Key Factors in Choosing the Best Brake Pads for You
Beyond material type, consider these critical factors:
- Vehicle Manufacturer Specifications: Your vehicle's engineering team designed the braking system with specific pad characteristics in mind. Always choose a pad that meets or exceeds the OE specifications for friction coefficient (a measure of stopping power, often shown as "FE" or "EE" on the box) and operating temperature range.
- Driving Style and Conditions: Are you a calm commuter, an aggressive driver, or a weekend enthusiast? Do you drive in city traffic, mountains, or tow a trailer? Match the pad's heat tolerance to your demands. Ceramic for commuting, semi-metallic for towing/performance.
- Noise, Dust, and Rotor Wear Priorities: Rank what bothers you most. If clean wheels are paramount, choose ceramic. If ultimate, fade-free performance for canyon roads is key, accept the dust and noise of a semi-metallic pad.
- Rotor Compatibility: Always pair new pads with properly prepared rotors. This means either new rotors or having the old rotors measured for minimum thickness and professionally resurfaced (machined) to remove grooves and transfer layers from the old pads. Mismatched surfaces are a primary cause of noise and poor performance.
- Brand Reputation and Quality: Stick with reputable brands that invest in research, testing, and quality control. Well-known manufacturers and OE suppliers (like Akebono, Bosch, Brembo, Centric, Power Stop, Wagner, Raybestos) offer consistent quality.

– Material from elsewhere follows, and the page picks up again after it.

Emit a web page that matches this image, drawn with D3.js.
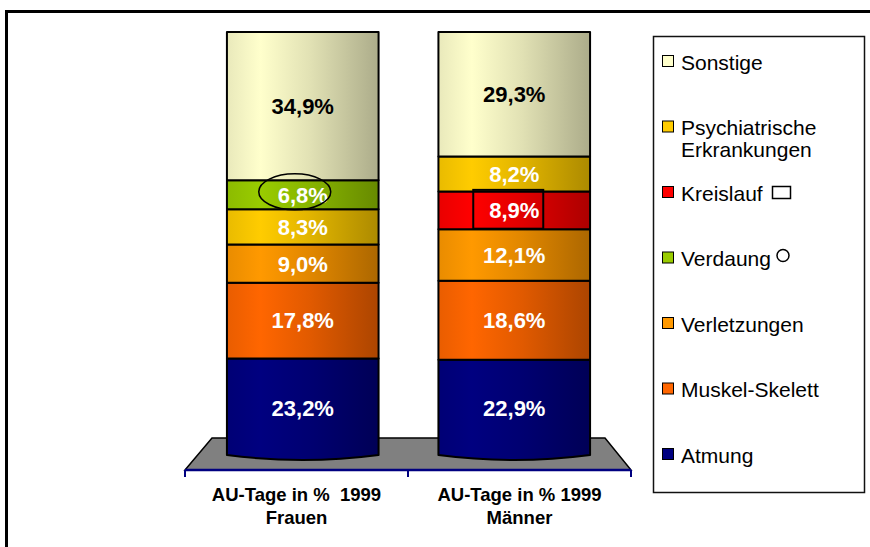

Avoid no-name bargain pads that may compromise safety, create excessive noise, or destroy rotors.
- Complete Brake Service: The best pads in the world will underperform if installed incorrectly. A proper brake job includes cleaning and lubricating slide pins, caliper contact points, and pad abutment clips with high-temperature brake grease, inspecting and replacing worn hardware (springs, clips, shims), and flushing the brake fluid every 2-3 years, as fluid is hygroscopic and degrades over time, leading to a soft pedal and corrosion.
A Special Note on Electric and Hybrid Vehicles (EVs/HEVs)
Regenerative braking changes the game. Since the electric motor handles most deceleration, friction brakes are used less frequently. This can lead to surface corrosion on rotors and a loss of initial bite. Many EVs come with specific, high-quality ceramic or low-dust semi-metallic pads from the factory. When replacing, it is crucial to use pads formulated for EV/HEV use, as they are designed to work effectively despite infrequent use and to manage the unique dust and corrosion challenges.
Installation and Bed-In Procedure: Critical Final Steps
Proper installation is non-negotiable. Once installed, the most critical step is the "bed-in" or "burnish" procedure. This process deposits an even layer of pad material onto the rotor surface, creating the optimal friction partnership between the two. Failure to do this correctly leads to vibration, noise, and reduced braking power. Follow the pad manufacturer's specific instructions, which generally involve a series of moderate decelerations from a specific speed without coming to a complete stop, followed by a prolonged cooling drive. Never overheat the brakes during this process.
By systematically evaluating your vehicle's requirements, your driving habits, and your personal priorities against the clear strengths and weaknesses of each pad material type, you can confidently select the best type of brake pads for your situation. For the majority, ceramic represents the ideal modern balance. For those with heavy-duty needs, semi-metallic is the robust answer. The investment in the correct, high-quality brake pads, installed and broken in with care, is an investment in the safety, performance, and satisfaction you derive from your vehicle every time you press the pedal.